Quand je contactai une inflammation des mâchoires, on me transféra d’office à « l’hôpital » où nous sommes restés sans soins, sans vêtements, pratiquement sans nourriture : tous les jours, on évacuait une cinquantaine de cadavres…

C’est dans ces conditions que j’ai fait la connaissance de Rav Pin’has, fils de Rav Hillel Weinberg, chef du tribunal rabbinique de Dunaszerdahely en Slovaquie. Nous gisions côte à côte et, un matin, il m’informa : « C’est Pourim aujourd’hui ! ». Il avait réussi à garder en tête le compte des mois et des jours malgré l’absence de repères. Comment espérait-il célébrer la fête ? Il se mit à réciter des passages de la Méguila dont il se souvenait par-cœur, avec l’intonation qui me rappelait une autre période, des siècles auparavant quand, dans une autre vie sans doute, j’écoutais attentivement cette lecture à la synagogue. Au moment du « repas », on nous servit un liquide infâme appelé « soupe ». Mon voisin Pin’has me surprit encore une fois en répétant : « C’est Pourim aujourd’hui ! » tout en me tendant une cuillère de soupe en précisant : « Je t’offre Michloa’h Manot » ! Étonné, j’acceptai tout en lui demandant : « Et que puis-je te donner comme Michloa’h Manot ? Sans hésiter, il me conseilla : « Donne-moi une cuillère de ta soupe ! ».

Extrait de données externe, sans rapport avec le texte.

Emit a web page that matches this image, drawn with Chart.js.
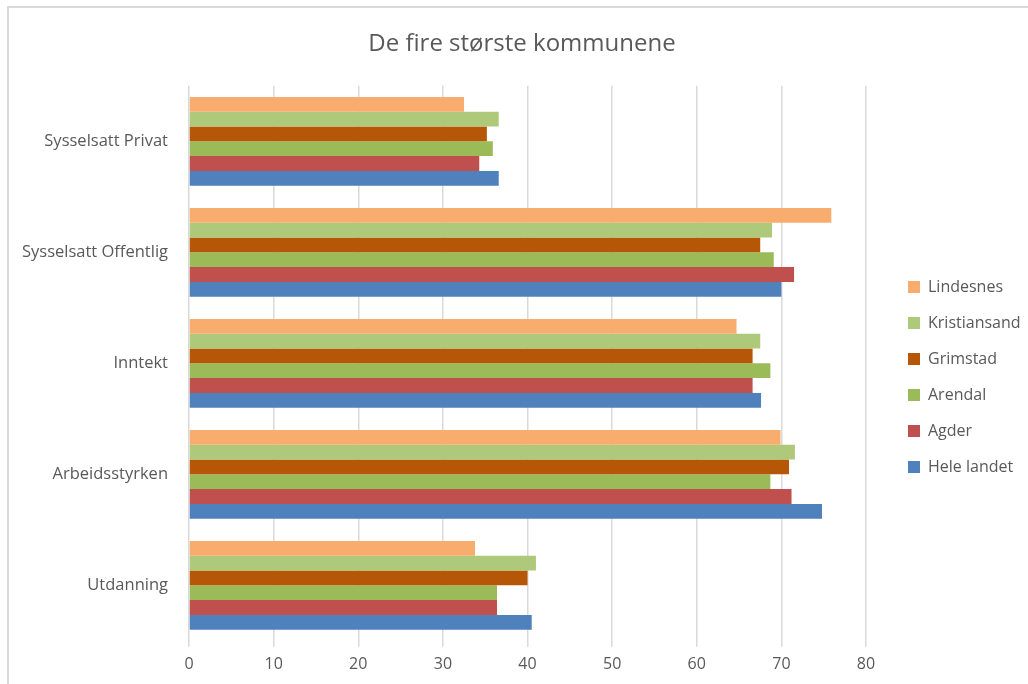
<!DOCTYPE html>
<html>
<head>
<meta charset="utf-8">
<script src="https://cdn.jsdelivr.net/npm/chart.js@4/dist/chart.umd.min.js"></script>
<style>
    html, body { margin: 0; padding: 0; background: #fff; }
    #wrap { position: relative; width: 1028px; height: 684px; overflow: hidden; }
    #frame { position: absolute; left: 7px; top: 6px; right: -10px; bottom: -10px; border: 2px solid #d9d9d9; }
    canvas { position: absolute; left: 0; top: 0; }
</style>
</head>
<body>
<div id="wrap">
    <div id="frame"></div>
    <canvas id="chart" width="1028" height="684"></canvas>
</div>
<script>
// Categories (top to bottom)
const categories = ['Sysselsatt Privat', 'Sysselsatt Offentlig', 'Inntekt', 'Arbeidsstyrken', 'Utdanning'];

// Series values, one per category
const lindesnes    = [32.5, 75.9, 64.7, 69.9, 33.8];
const kristiansand = [36.6, 68.9, 67.5, 71.6, 41.0];
const grimstad     = [35.2, 67.5, 66.6, 70.9, 40.0];
const arendal      = [35.9, 69.1, 68.7, 68.7, 36.4];
const agder        = [34.3, 71.5, 66.6, 71.2, 36.4];
const heleLandet   = [36.6, 70.0, 67.6, 74.8, 40.5];

const seriesNames = ['Lindesnes', 'Kristiansand', 'Grimstad', 'Arendal', 'Agder', 'Hele landet'];
const seriesData = [lindesnes, kristiansand, grimstad, arendal, agder, heleLandet];
const seriesColors = ['#f8ac6e', '#afc97b', '#b65708', '#9bbb59', '#c0504d', '#4f81bd'];

// Value axis ticks
const xTicks = [0, 10, 20, 30, 40, 50, 60, 70, 80];

const fontFamily = "'Open Sans', 'Noto Sans', sans-serif";
const textColor = '#595959';

const datasets = seriesNames.map((name, i) => ({
    label: name,
    data: seriesData[i],
    backgroundColor: seriesColors[i],
    borderWidth: 0,
    categoryPercentage: 0.8,
    barPercentage: 1.0
}));

// Keep the legend column wide and move it to where the reference has it
const legendPlace = {
    id: 'legendPlace',
    afterInit(chart) {
        const legend = chart.legend;
        const fit = legend.fit;
        legend.fit = function() {
            fit.call(this);
            this.width = 162;
        };
    },
    afterLayout(chart) {
        const legend = chart.legend;
        legend.left += 22;
        legend.right += 22;
        legend.top += 36;
        legend.bottom += 36;
        // title sits a little right of the canvas centre
        chart.titleBlock.left += 8;
        chart.titleBlock.right += 8;
    }
};

new Chart(document.getElementById('chart'), {
    type: 'bar',
    data: { labels: categories, datasets: datasets },
    options: {
        indexAxis: 'y',
        responsive: false,
        animation: false,
        layout: { padding: { left: 0, right: 0, top: 0, bottom: 2 } },
        scales: {
            x: {
                min: xTicks[0],
                max: xTicks[xTicks.length - 1],
                afterBuildTicks: scale => { scale.ticks = xTicks.map(v => ({ value: v })); },
                grid: { color: '#d9d9d9', lineWidth: 1.5, tickLength: 6, drawTicks: true, tickColor: '#d9d9d9' },
                border: { display: false },
                ticks: { color: textColor, font: { family: fontFamily, size: 16 }, padding: 8 }
            },
            y: {
                grid: { display: false },
                border: { display: false },
                afterFit: scale => { scale.width = 189; },
                ticks: { color: textColor, font: { family: fontFamily, size: 16.5 }, padding: 13 }
            }
        },
        plugins: {
            title: {
                display: true,
                text: 'De fire største kommunene',
                color: textColor,
                font: { family: fontFamily, size: 24, weight: 'normal' },
                padding: { top: 30, bottom: 27 }
            },
            legend: {
                position: 'right',
                labels: {
                    color: textColor,
                    font: { family: fontFamily, size: 16 },
                    boxWidth: 12,
                    boxHeight: 12,
                    padding: 20
                }
            },
            tooltip: { enabled: false }
        }
    },
    plugins: [legendPlace]
});
</script>
</body>
</html>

A l’époque, je n’ai pas compris le sens de sa demande (à quoi pouvait bien servir cet échange de « bons procédés » ?) mais je lui ai obéi.

Quelques jours plus tard, nous étions libérés et les circonstances nous ont séparés. Un an plus tard, j’avais repris mes études talmudiques à la Yechiva des ‘Hassidim de Viznitz à Grossvardein. Rav Pin’has passa avec nous un Chabbat et j’en profitai pour lui rappeler que nous nous connaissions déjà : il fut très heureux quand je lui racontai comment nous avions échangé nos cuillères de « soupe » dans l’infirmerie.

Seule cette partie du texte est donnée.